Task: Copy out exactly the lines from the first line of the material below through the line containing "Density: VOD.L (Q4", and nothing beyond them.

Provided data:
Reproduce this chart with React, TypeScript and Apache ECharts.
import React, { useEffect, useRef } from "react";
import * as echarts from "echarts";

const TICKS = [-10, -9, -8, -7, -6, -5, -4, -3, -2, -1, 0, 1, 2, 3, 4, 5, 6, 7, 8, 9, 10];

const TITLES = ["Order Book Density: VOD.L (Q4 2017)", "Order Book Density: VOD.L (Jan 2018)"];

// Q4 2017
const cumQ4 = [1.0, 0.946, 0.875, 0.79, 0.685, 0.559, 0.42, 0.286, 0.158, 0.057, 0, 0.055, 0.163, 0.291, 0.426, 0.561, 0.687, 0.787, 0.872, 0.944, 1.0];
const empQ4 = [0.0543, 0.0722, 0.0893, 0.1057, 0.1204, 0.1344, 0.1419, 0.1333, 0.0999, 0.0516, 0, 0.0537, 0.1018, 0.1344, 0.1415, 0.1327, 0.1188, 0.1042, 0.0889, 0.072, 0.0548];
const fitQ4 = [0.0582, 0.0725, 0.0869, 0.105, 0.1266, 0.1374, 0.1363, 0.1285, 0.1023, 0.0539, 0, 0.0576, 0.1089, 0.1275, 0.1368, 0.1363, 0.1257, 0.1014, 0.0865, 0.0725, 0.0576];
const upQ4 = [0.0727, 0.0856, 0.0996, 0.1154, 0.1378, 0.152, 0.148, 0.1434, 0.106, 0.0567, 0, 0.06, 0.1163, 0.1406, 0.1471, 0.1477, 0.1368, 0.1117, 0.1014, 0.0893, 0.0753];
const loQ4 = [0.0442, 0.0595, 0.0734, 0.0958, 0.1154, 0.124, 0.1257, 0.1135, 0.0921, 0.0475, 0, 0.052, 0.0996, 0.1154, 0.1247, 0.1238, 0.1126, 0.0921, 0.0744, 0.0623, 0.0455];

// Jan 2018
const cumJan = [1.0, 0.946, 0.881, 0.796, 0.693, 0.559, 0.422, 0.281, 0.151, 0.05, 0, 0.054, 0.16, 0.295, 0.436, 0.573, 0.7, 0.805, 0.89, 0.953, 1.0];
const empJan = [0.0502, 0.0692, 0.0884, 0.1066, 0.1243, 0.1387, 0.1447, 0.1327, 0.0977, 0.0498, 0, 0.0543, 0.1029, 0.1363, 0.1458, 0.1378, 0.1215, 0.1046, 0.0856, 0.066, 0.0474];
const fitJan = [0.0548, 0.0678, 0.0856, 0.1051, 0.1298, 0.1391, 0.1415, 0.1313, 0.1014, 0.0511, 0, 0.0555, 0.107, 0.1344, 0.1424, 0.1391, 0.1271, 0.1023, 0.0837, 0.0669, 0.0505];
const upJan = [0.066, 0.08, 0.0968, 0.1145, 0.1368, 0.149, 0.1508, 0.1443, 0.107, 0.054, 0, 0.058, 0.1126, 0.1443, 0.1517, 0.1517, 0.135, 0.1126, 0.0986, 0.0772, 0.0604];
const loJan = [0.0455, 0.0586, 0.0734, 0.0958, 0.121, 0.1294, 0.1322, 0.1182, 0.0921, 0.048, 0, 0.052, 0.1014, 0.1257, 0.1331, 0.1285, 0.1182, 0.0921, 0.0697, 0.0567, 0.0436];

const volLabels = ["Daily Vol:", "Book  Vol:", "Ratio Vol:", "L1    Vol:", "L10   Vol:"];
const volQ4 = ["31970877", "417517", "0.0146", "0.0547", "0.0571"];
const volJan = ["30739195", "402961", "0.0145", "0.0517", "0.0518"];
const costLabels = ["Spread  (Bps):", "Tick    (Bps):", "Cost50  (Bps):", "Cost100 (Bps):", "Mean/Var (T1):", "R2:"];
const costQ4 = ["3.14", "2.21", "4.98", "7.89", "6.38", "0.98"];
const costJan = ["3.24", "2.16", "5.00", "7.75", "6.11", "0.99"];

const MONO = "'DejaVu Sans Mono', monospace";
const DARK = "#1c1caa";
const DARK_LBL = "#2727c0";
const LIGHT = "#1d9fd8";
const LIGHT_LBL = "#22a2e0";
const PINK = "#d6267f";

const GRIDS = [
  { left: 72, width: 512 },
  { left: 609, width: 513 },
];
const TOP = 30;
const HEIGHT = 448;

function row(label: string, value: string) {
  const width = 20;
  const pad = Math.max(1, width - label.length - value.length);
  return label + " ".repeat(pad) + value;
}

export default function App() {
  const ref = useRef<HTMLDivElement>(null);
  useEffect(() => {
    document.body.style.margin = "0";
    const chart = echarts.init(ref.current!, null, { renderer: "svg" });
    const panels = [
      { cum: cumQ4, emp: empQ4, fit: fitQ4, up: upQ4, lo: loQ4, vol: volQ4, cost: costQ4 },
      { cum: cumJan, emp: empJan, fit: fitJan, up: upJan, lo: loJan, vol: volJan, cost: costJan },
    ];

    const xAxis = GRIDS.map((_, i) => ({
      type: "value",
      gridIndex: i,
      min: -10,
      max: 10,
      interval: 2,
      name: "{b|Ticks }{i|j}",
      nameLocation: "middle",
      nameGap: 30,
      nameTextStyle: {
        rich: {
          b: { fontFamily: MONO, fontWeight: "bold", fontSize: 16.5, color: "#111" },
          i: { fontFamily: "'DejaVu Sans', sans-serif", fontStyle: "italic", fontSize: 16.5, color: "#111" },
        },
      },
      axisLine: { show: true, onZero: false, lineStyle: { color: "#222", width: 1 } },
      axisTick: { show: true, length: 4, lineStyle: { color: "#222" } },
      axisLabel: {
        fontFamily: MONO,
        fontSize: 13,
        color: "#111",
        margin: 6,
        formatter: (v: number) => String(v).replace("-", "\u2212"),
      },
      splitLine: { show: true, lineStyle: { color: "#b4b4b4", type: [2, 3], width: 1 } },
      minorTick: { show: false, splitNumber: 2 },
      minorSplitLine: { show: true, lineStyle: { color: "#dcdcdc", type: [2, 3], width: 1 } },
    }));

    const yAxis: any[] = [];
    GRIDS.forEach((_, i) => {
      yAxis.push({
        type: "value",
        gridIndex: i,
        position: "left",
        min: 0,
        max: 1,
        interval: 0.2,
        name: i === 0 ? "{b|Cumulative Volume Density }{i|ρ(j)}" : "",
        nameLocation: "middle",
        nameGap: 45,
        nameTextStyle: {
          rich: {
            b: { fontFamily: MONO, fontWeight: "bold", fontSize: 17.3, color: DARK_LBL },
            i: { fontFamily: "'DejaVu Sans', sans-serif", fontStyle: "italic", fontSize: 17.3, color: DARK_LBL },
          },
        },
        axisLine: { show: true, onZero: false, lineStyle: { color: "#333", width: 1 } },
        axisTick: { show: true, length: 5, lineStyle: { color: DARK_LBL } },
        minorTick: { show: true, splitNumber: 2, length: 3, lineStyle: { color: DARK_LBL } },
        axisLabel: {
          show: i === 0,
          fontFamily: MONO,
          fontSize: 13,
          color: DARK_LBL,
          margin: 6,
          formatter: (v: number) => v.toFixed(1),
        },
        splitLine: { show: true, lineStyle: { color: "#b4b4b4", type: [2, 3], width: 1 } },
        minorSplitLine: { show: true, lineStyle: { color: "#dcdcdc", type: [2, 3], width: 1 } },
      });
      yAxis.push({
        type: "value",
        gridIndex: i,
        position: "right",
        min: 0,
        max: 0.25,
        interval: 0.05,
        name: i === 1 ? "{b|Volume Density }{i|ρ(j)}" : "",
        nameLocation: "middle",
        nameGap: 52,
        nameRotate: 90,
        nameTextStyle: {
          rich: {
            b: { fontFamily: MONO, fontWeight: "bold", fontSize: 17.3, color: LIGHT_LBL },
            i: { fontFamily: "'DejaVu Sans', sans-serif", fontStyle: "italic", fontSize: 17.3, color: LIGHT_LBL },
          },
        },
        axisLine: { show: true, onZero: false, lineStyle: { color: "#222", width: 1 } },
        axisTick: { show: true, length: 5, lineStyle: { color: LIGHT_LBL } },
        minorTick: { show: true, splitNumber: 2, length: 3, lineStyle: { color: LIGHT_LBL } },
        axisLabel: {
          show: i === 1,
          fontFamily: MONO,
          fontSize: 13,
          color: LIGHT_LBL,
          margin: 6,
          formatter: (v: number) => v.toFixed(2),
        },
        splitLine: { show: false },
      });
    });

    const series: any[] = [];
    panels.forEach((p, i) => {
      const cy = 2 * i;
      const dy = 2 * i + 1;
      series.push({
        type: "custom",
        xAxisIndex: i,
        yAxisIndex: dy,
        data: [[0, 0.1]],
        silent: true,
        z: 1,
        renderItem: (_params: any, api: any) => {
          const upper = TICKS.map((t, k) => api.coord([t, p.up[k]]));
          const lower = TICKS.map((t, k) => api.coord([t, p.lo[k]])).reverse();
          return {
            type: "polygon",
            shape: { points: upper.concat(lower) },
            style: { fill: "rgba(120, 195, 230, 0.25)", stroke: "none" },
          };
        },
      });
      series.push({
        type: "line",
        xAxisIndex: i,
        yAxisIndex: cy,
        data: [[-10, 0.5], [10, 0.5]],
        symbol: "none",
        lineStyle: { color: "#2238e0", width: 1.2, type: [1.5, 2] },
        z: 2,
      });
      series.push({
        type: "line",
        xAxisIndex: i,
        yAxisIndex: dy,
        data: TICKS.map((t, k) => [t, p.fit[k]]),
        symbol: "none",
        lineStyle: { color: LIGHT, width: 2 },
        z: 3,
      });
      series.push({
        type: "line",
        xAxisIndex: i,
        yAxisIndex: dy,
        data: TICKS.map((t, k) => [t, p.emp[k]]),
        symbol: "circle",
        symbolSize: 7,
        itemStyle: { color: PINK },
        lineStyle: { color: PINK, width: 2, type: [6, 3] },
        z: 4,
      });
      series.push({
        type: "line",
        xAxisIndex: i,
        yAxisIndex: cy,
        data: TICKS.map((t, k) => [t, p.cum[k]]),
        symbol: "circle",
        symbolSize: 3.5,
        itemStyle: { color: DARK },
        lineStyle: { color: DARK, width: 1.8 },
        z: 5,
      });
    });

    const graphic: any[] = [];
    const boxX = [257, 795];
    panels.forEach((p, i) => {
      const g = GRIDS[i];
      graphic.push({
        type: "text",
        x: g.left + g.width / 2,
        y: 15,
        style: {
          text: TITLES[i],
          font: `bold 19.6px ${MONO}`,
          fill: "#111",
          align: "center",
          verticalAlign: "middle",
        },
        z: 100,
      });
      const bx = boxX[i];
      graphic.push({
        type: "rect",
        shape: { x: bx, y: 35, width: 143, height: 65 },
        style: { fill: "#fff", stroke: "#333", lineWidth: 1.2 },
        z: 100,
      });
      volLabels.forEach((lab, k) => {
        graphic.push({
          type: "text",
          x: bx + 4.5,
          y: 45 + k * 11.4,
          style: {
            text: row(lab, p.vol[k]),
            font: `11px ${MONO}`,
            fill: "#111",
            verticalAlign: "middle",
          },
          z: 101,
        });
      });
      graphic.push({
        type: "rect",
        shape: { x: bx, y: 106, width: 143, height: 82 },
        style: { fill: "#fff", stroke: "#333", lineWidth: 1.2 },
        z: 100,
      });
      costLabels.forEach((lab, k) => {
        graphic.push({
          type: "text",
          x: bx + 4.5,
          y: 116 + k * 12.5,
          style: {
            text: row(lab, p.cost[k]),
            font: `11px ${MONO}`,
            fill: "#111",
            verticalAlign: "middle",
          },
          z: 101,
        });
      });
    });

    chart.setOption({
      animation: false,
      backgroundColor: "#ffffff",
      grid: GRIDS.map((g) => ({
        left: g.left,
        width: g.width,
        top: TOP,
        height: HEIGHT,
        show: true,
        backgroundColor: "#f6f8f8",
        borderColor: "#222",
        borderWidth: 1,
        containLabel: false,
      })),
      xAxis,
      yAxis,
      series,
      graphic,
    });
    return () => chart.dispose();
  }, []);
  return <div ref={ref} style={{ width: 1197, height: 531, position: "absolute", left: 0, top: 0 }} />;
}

Solved problem:
Reproduce this chart with React, TypeScript and Apache ECharts.
import React, { useEffect, useRef } from "react";
import * as echarts from "echarts";

const TICKS = [-10, -9, -8, -7, -6, -5, -4, -3, -2, -1, 0, 1, 2, 3, 4, 5, 6, 7, 8, 9, 10];

const TITLES = ["Order Book Density: VOD.L (Q4 2017)", "Order Book Density: VOD.L (Jan 2018)"];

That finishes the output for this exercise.